Task to carry out
Wherever "this" appears in a line, list that line.

-- Data lines start --

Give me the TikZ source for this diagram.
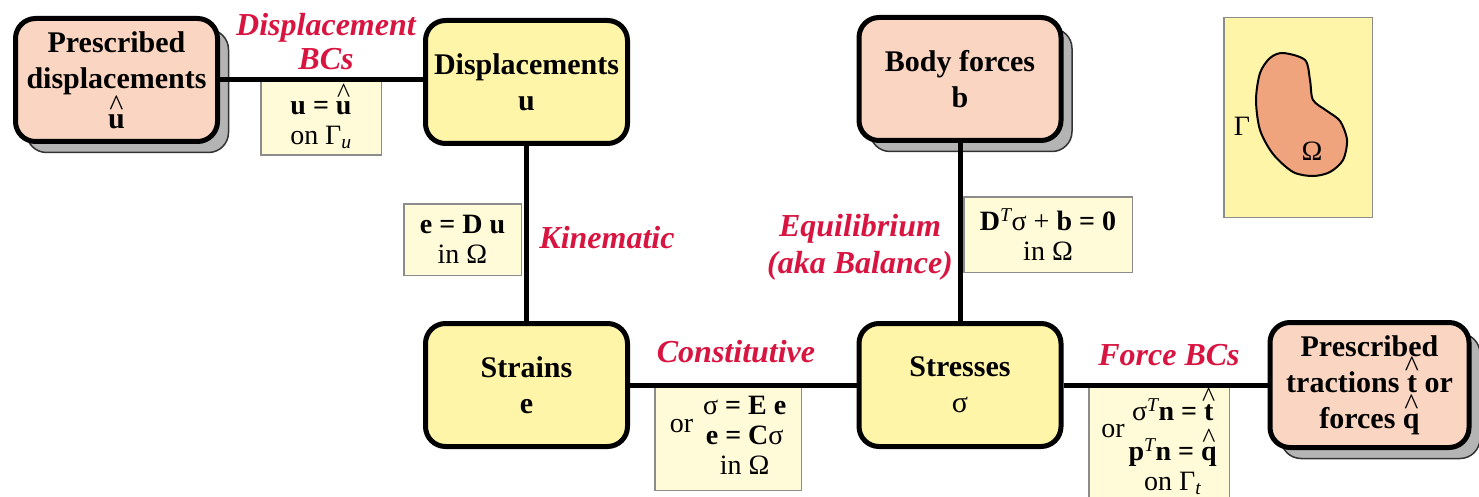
\documentclass[tikz,border=0pt]{standalone}
\usepackage{fontspec}
\setmainfont{Liberation Serif}
\usepackage{tikz}
\usetikzlibrary{shadows}
\definecolor{FEMsalmon}{HTML}{FAD5C1}
\definecolor{FEMyellow}{HTML}{FFF5A8}
\definecolor{FEMpale}{HTML}{FFFBD8}
\definecolor{FEMred}{HTML}{D81440}
\definecolor{FEMshadow}{HTML}{B4B4B4}
\definecolor{FEMkidney}{HTML}{F0A47E}
\definecolor{FEMgray}{HTML}{8C8C8C}
% caret placed above a letter
\newcommand{\caretacc}[1]{\leavevmode\setbox0\hbox{#1}\rlap{\hbox to\wd0{\hss\raisebox{\dimexpr\ht0-0.04em\relax}{\mdseries\textasciicircum}\hss}}\box0\relax}

\begin{document}
\begin{tikzpicture}[x=1pt, y=-1pt,
   box/.style={draw=black, line width=5pt, rounded corners=20pt,
      minimum width=202pt, minimum height=123pt, align=center, inner sep=2pt,
      font=\bfseries\fontsize{30}{36}\selectfont},
   given/.style={box, fill=FEMsalmon,
      copy shadow={shadow xshift=11pt, shadow yshift=-11pt, fill=FEMshadow, draw=black!80, line width=1.5pt}},
   field/.style={box, fill=FEMyellow},
   eqbox/.style={draw=FEMgray, line width=1.5pt, fill=FEMpale, align=center, inner sep=0pt,
      font=\fontsize{28}{30}\selectfont},
   law/.style={text=FEMred, align=center, font=\bfseries\itshape\fontsize{32}{34}\selectfont},
   link/.style={line width=5pt}]
   \useasboundingbox (0,0) rectangle (1479,497);
   % Equation boxes
   \node[eqbox, minimum width=120.5pt, minimum height=77.5pt] (bceq) at (321,116.5)
      {\textbf{u = \caretacc{u}}\\on Γ\textsubscript{\itshape u}};
   \node[eqbox, minimum width=117.5pt, minimum height=71.5pt] (kineq) at (462.5,239.5)
      {\textbf{e = D u}\\in Ω};
   \node[eqbox, minimum width=168.5pt, minimum height=75.5pt] (equieq) at (1048,234.5)
      {\textbf{D}\textsuperscript{\itshape T}σ + \textbf{b = 0}\\in Ω};
   \node[eqbox, minimum width=146.5pt, minimum height=104.5pt] (conseq) at (728,438)
      {\raisebox{12pt}{or}\hspace{10pt}\begin{tabular}{@{}c@{}}σ \textbf{= E e}\\\textbf{e = C}σ\\in Ω\end{tabular}};
   \node[eqbox, minimum width=140.5pt, minimum height=115.5pt] (forceeq) at (1159,443.5)
      {\raisebox{12pt}{or}\hspace{4pt}\begin{tabular}{@{}c@{}}σ\textsuperscript{\itshape T}\textbf{n = \caretacc{t}}\\\textbf{p}\textsuperscript{\mdseries\itshape T}\textbf{n = \caretacc{q}}\\on Γ\textsubscript{\itshape t}\end{tabular}};
   % Boxes
   \node[given] (presdisp) at (116.5,80) {Prescribed\\displacements\\\caretacc{u}};
   \node[field] (disp) at (526.5,82) {Displacements\\u};
   \node[given] (body) at (960,79) {Body forces\\b};
   \node[field] (strain) at (526.5,385) {Strains\\e};
   \node[field] (stress) at (960,385) {Stresses\\{\mdseries σ}};
   \node[given, minimum width=199pt, minimum height=125pt] (prestrac) at (1369.5,385)
      {Prescribed\\tractions \caretacc{t} or\\forces \caretacc{q}};
   % Links
   \draw[link] (presdisp.east) -- (presdisp.east -| disp.west);
   \draw[link] (disp.south) -- (strain.north);
   \draw[link] (body.south) -- (stress.north);
   \draw[link] (strain.east) -- (stress.west);
   \draw[link] (stress.east) -- (prestrac.west);
   % Labels
   \node[law] (bclab) at (326,42) {Displacement\\BCs};
   \node[law] (kinlab) at (607,238) {Kinematic};
   \node[law, font=\bfseries\itshape\fontsize{32}{37}\selectfont] (equilab) at (860,247) {Equilibrium\\(aka Balance)};
   \node[law] (conslab) at (736,352) {Constitutive};
   \node[law] (forcelab) at (1169,355) {Force BCs};
   % Domain sketch
   \node[draw=FEMgray, line width=1.5pt, fill=FEMyellow, minimum width=148.5pt,
      minimum height=199.5pt, inner sep=0pt] (domain) at (1298,117.5) {};
   \draw[line width=2pt, fill=FEMkidney] plot[smooth cycle] coordinates {
      (1283,53) (1305,60) (1310,80) (1313,100) (1327,111) (1340,121) (1347,140)
      (1343,160) (1330,172) (1313,176) (1293,172) (1273,154) (1260,130)
      (1256,100) (1260,73) (1270,58)};
   \node[font=\fontsize{28}{30}\selectfont] (gamma) at (1242,126) {Γ};
   \node[font=\fontsize{28}{30}\selectfont] (omega) at (1312,151) {Ω};
\end{tikzpicture}
\end{document}
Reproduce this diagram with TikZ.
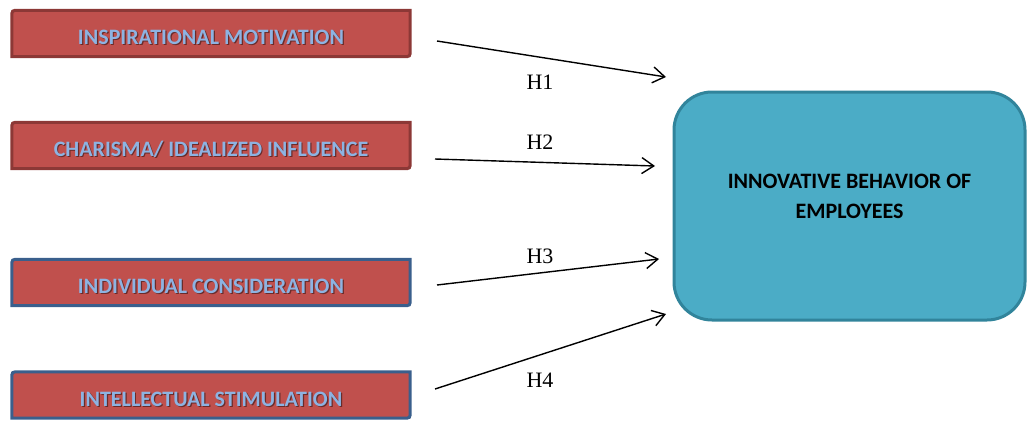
\documentclass[tikz,border=0pt]{standalone}
\usepackage{fontspec}
\setmainfont{Liberation Serif}
\newfontfamily\boxfont{Carlito}
\usetikzlibrary{arrows.meta,calc,backgrounds}

\definecolor{factorfill}{HTML}{C0504D}
\definecolor{redline}{HTML}{8C3836}
\definecolor{blueline}{HTML}{3A5F8C}
\definecolor{factortext}{HTML}{8DB3E2}
\definecolor{outcomefill}{HTML}{4BACC6}
\definecolor{outcomeline}{HTML}{31849B}

\tikzset{
  factor/.style={minimum width=398pt, minimum height=46pt, inner sep=0pt,
    text height=22pt, text depth=0pt, text=factortext,
    font=\boxfont\bfseries\fontsize{22}{24}\selectfont},
  factorshade/.style={factor, text=black, opacity=0.45},
  outcome/.style={draw=outcomeline, fill=outcomefill, line width=3pt,
    rounded corners=38pt, minimum width=351pt, minimum height=228pt,
    inner sep=0pt, font=\boxfont\bfseries\fontsize{22}{30}\selectfont},
  arr/.style={-{Straight Barb[length=12pt,width=16pt]}, line width=1.4pt},
  hyp/.style={font=\fontsize{22}{24}\selectfont, inner sep=0pt}
}

% frame of a factor box: rounded top-left and bottom-right corners
\newcommand\factorframe[2]{%
  \draw[#2, line width=3pt, fill=factorfill]
    (#1.south west) -- ($(#1.north west)+(0,7)$)
    .. controls (#1.north west) .. ($(#1.north west)+(7,0)$)
    -- (#1.north east) -- ($(#1.south east)+(0,-7)$)
    .. controls (#1.south east) .. ($(#1.south east)+(-7,0)$) -- cycle;}

\begin{document}
\begin{tikzpicture}[x=1pt,y=-1pt]
\useasboundingbox (0,0) rectangle (1027,421);

% text shadows of the factor labels
\node[factorshade] (f1s) at (212.2,34.8) {INSPIRATIONAL MOTIVATION};
\node[factorshade] (f2s) at (212.2,146.8) {CHARISMA/ IDEALIZED INFLUENCE};
\node[factorshade] (f3s) at (212.2,283.8) {INDIVIDUAL CONSIDERATION};
\node[factorshade] (f4s) at (212.2,396.3) {INTELLECTUAL STIMULATION};

% factors
\node[factor] (f1) at (211,33.5) {INSPIRATIONAL MOTIVATION};
\node[factor] (f2) at (211,145.5) {CHARISMA/ IDEALIZED INFLUENCE};
\node[factor] (f3) at (211,282.5) {INDIVIDUAL CONSIDERATION};
\node[factor] (f4) at (211,395) {INTELLECTUAL STIMULATION};

\begin{scope}[on background layer]
  \factorframe{f1}{redline}
  \factorframe{f2}{redline}
  \factorframe{f3}{blueline}
  \factorframe{f4}{blueline}
\end{scope}

% outcome
\node[outcome] (out) at (849.5,206)
  {\begin{tabular}{@{}c@{}}INNOVATIVE BEHAVIOR OF\\EMPLOYEES\end{tabular}\rule[-41pt]{0pt}{41pt}};

% hypothesised paths
\coordinate (s1) at (437,41);  \coordinate (t1) at (666,77);
\coordinate (s2) at (435,159); \coordinate (t2) at (655,166);
\coordinate (s3) at (437,285); \coordinate (t3) at (659,259);
\coordinate (s4) at (435,389); \coordinate (t4) at (666,314);

\draw[arr] (s1) -- (t1);
\draw[arr] (s2) -- (t2);
\draw[arr] (s3) -- (t3);
\draw[arr] (s4) -- (t4);

\node[hyp] (h1) at (540,82) {H1};
\node[hyp] (h2) at (540,142) {H2};
\node[hyp] (h3) at (540,256) {H3};
\node[hyp] (h4) at (540,380) {H4};
\end{tikzpicture}
\end{document}
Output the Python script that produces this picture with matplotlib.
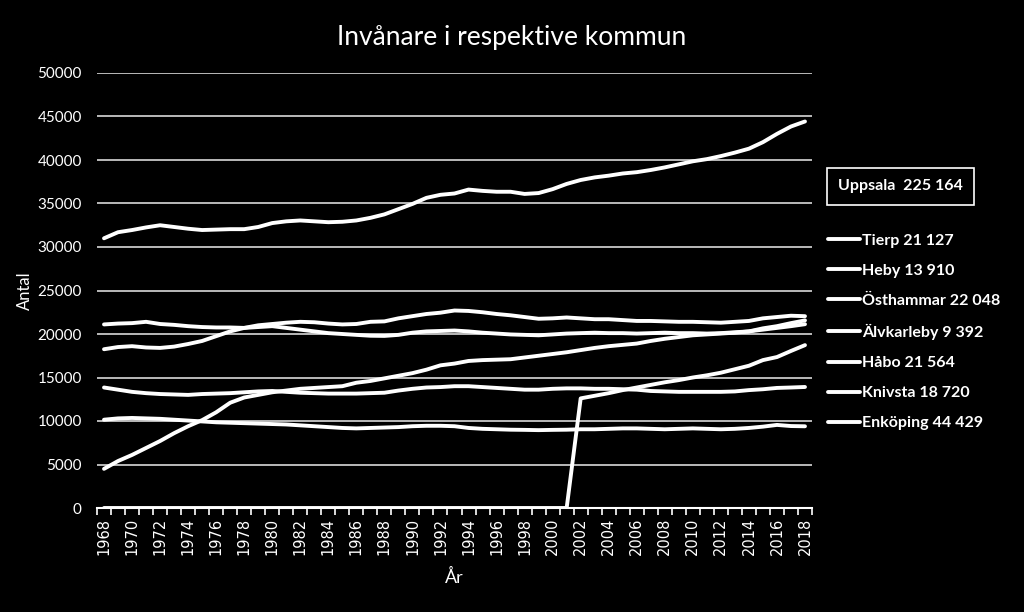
import numpy as np
import matplotlib
matplotlib.use("Agg")
import matplotlib.pyplot as plt

# population per kommun, 1968-2018
years = list(range(1968, 2019))

enkoping = [31000, 31700, 31950, 32250, 32500, 32300, 32100, 31950, 32000, 32050,
            32050, 32300, 32750, 32950, 33050, 32950, 32850, 32900, 33050, 33350,
            33750, 34350, 34950, 35650, 36000, 36150, 36600, 36450, 36350, 36350,
            36100, 36200, 36650, 37250, 37700, 38000, 38200, 38450, 38600, 38850,
            39150, 39500, 39850, 40100, 40450, 40850, 41300, 42050, 43000, 43850,
            44429]
osthammar = [18250, 18500, 18600, 18450, 18400, 18550, 18850, 19200, 19750, 20300,
             20700, 21000, 21150, 21300, 21400, 21350, 21200, 21100, 21150, 21400,
             21450, 21800, 22050, 22300, 22450, 22700, 22650, 22500, 22300, 22150,
             21950, 21750, 21800, 21900, 21800, 21700, 21700, 21600, 21500, 21500,
             21450, 21400, 21400, 21350, 21300, 21400, 21500, 21800, 21950, 22100,
             22048]
tierp = [21100, 21200, 21250, 21400, 21150, 21050, 20900, 20800, 20750, 20750,
         20700, 20800, 20900, 20700, 20500, 20300, 20100, 20000, 19900, 19800,
         19780, 19900, 20150, 20300, 20350, 20400, 20300, 20150, 20050, 19950,
         19900, 19850, 19950, 20050, 20100, 20150, 20100, 20100, 20050, 20100,
         20150, 20100, 20100, 20050, 20100, 20200, 20300, 20500, 20700, 20900,
         21127]
habo = [4500, 5400, 6100, 6900, 7700, 8600, 9400, 10100, 11000, 12100,
        12700, 13000, 13300, 13500, 13700, 13800, 13900, 14000, 14400, 14600,
        14900, 15200, 15500, 15900, 16400, 16600, 16900, 17000, 17050, 17100,
        17300, 17500, 17700, 17900, 18150, 18400, 18600, 18750, 18900, 19200,
        19450, 19650, 19850, 19950, 20050, 20150, 20300, 20650, 20900, 21250,
        21564]
heby = [13850, 13600, 13350, 13200, 13100, 13050, 13000, 13100, 13150, 13200,
        13300, 13400, 13450, 13350, 13250, 13200, 13150, 13150, 13150, 13200,
        13250, 13500, 13700, 13850, 13900, 14000, 14000, 13900, 13800, 13700,
        13600, 13600, 13700, 13750, 13750, 13700, 13700, 13650, 13600, 13450,
        13400, 13350, 13350, 13350, 13350, 13400, 13550, 13650, 13800, 13850,
        13910]
alvkarleby = [10150, 10300, 10350, 10300, 10250, 10150, 10050, 9950, 9850, 9800,
              9750, 9700, 9650, 9600, 9500, 9400, 9300, 9200, 9150, 9200,
              9250, 9300, 9400, 9450, 9450, 9400, 9200, 9100, 9050, 9000,
              8980, 8950, 8980, 9000, 9050, 9050, 9100, 9150, 9150, 9100,
              9050, 9100, 9150, 9100, 9050, 9100, 9200, 9350, 9550, 9420,
              9392]
knivsta = [0] * 34 + [12600, 12900, 13200, 13550, 13850, 14150, 14450, 14700,
                      15000, 15250, 15550, 15950, 16350, 17000, 17350, 18050,
                      18720]

series = [("Tierp", tierp), ("Heby", heby), ("Östhammar", osthammar),
          ("Älvkarleby", alvkarleby), ("Håbo", habo), ("Knivsta", knivsta),
          ("Enköping", enkoping)]
uppsala_2018 = 225164

def fmt(v):
    return f"{v:,}".replace(",", " ")

plt.rcParams['font.family'] = ['Lato', 'DejaVu Sans']

fig = plt.figure(figsize=(10.24, 6.12), dpi=100, facecolor="black")
ax = fig.add_axes([97/1024, 1-508/612, (812-97)/1024, (508-73)/612])
ax.set_facecolor("black")

for name, vals in series:
    ax.plot(years, vals, color="white", lw=2.8, solid_capstyle="round",
            label=f"{name} {fmt(vals[-1])}")

ax.set_xlim(1967.5, 2018.5)
ax.set_ylim(0, 50000)
ax.set_yticks(range(0, 50001, 5000))
ax.grid(axis="y", color="#d9d9d9", lw=1.2)
ax.set_axisbelow(True)
ax.tick_params(axis="y", length=0, colors="white", labelsize=11, pad=11)

ax.set_xticks(years[::2])
ax.set_xticklabels([str(y) for y in years[::2]], rotation=90,
                   fontfamily="DejaVu Sans", fontsize=10.5)
ax.set_xticks(np.arange(1967.5, 2019, 1), minor=True)
ax.tick_params(axis="x", which="major", length=0, colors="white", pad=7)
ax.tick_params(axis="x", which="minor", length=5, color="white", width=1.2)

for s in ["top", "right", "left"]:
    ax.spines[s].set_visible(False)
ax.spines["bottom"].set_color("white")
ax.spines["bottom"].set_linewidth(1.5)

ax.set_xlabel("År", color="white", fontsize=13, labelpad=10)
ax.set_ylabel("Antal", color="white", fontsize=12, labelpad=3)
fig.text(0.5, 1-38/612, "Invånare i respektive kommun", color="white",
         fontsize=19, ha="center", va="center")

fig.text(838/1024, 1-186/612, f"Uppsala  {fmt(uppsala_2018)}", color="white",
         fontsize=11.5, fontweight="bold", va="center", ha="left",
         bbox=dict(boxstyle="square,pad=0.72", fc="black", ec="white", lw=1.2))

leg = ax.legend(loc="upper left", bbox_to_anchor=(814/1024, 1-219/612),
                bbox_transform=fig.transFigure, frameon=False,
                handlelength=2.0, handletextpad=0.1, labelspacing=1.0,
                prop={"weight": "bold", "size": 11.5})
for t in leg.get_texts():
    t.set_color("white")

fig.savefig("out.png", dpi=100, facecolor="black")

-- Data lines end --

Answer in full
Give me the TikZ source for this diagram.
Reproduce this diagram with TikZ.
Output the Python script that produces this picture with matplotlib.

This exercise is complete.